What needs to be done:
Check every line of the data below for the string "this", and copy the ones that hold it.

Exercise materials:

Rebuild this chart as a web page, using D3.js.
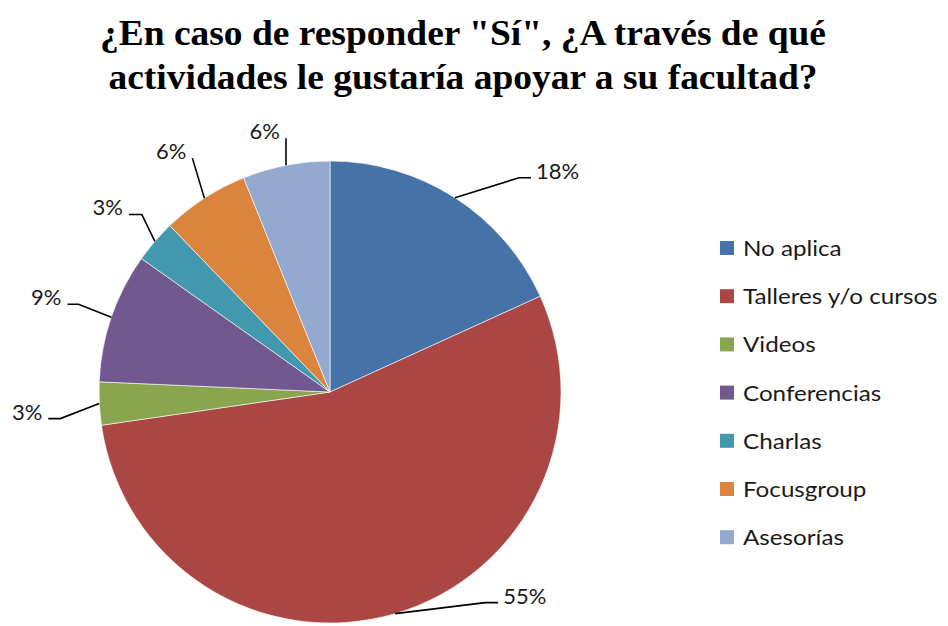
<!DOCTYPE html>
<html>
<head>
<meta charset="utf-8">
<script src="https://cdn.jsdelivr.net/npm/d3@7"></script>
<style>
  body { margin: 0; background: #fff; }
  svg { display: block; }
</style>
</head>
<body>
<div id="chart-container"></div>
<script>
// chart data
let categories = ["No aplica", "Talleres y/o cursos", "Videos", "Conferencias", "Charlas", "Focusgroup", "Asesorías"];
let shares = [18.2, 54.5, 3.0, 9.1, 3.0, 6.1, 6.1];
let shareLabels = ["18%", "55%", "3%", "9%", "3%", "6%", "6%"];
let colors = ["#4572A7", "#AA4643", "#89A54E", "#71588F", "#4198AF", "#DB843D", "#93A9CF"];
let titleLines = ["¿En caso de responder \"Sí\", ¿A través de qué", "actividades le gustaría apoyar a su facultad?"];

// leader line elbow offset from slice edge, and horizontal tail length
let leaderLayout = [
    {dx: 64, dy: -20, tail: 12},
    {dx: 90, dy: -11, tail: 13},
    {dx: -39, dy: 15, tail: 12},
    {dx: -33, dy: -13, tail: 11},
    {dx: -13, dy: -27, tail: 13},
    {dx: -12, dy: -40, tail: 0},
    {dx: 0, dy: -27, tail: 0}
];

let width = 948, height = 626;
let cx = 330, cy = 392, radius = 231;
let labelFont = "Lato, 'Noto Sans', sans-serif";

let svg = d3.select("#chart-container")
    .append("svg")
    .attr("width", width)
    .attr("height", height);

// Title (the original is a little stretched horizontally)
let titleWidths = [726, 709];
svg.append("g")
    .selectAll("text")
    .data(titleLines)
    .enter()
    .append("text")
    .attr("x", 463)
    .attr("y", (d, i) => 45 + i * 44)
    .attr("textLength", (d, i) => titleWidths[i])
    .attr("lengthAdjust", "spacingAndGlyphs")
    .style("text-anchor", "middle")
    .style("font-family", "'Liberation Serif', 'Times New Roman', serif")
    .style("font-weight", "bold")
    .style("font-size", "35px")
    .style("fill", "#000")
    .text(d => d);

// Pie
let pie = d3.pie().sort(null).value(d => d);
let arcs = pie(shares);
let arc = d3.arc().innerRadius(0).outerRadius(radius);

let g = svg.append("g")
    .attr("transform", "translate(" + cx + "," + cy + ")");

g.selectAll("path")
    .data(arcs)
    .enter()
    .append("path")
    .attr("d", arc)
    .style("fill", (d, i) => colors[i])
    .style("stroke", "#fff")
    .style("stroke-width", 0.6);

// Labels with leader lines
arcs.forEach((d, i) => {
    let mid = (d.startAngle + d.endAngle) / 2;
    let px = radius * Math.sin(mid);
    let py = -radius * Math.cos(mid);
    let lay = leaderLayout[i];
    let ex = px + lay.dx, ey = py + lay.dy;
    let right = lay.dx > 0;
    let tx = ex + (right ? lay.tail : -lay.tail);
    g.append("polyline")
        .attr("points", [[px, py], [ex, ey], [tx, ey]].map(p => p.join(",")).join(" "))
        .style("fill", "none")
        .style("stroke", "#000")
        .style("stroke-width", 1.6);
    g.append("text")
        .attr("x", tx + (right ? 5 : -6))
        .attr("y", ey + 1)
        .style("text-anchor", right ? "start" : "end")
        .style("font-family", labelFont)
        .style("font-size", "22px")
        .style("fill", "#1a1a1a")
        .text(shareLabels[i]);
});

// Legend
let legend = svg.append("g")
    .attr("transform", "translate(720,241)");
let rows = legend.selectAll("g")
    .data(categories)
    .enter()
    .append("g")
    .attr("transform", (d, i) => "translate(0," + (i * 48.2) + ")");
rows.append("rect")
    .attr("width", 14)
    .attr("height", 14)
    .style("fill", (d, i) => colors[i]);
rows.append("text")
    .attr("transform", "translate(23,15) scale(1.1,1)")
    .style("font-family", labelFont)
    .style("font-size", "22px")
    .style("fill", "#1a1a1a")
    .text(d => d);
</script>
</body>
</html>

* * *

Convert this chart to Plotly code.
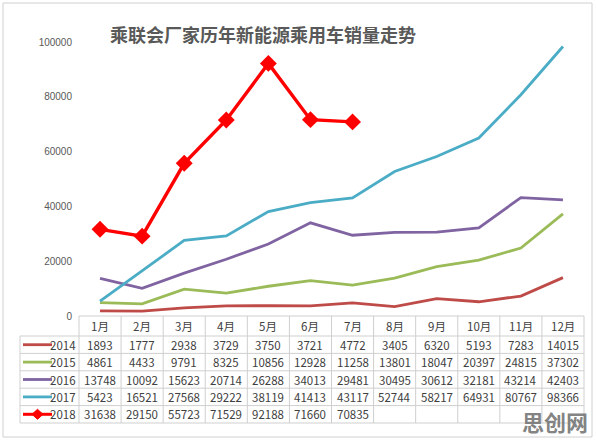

Worked answer:
Rebuild this chart as a web page, using D3.js.
Convert this chart to Plotly code.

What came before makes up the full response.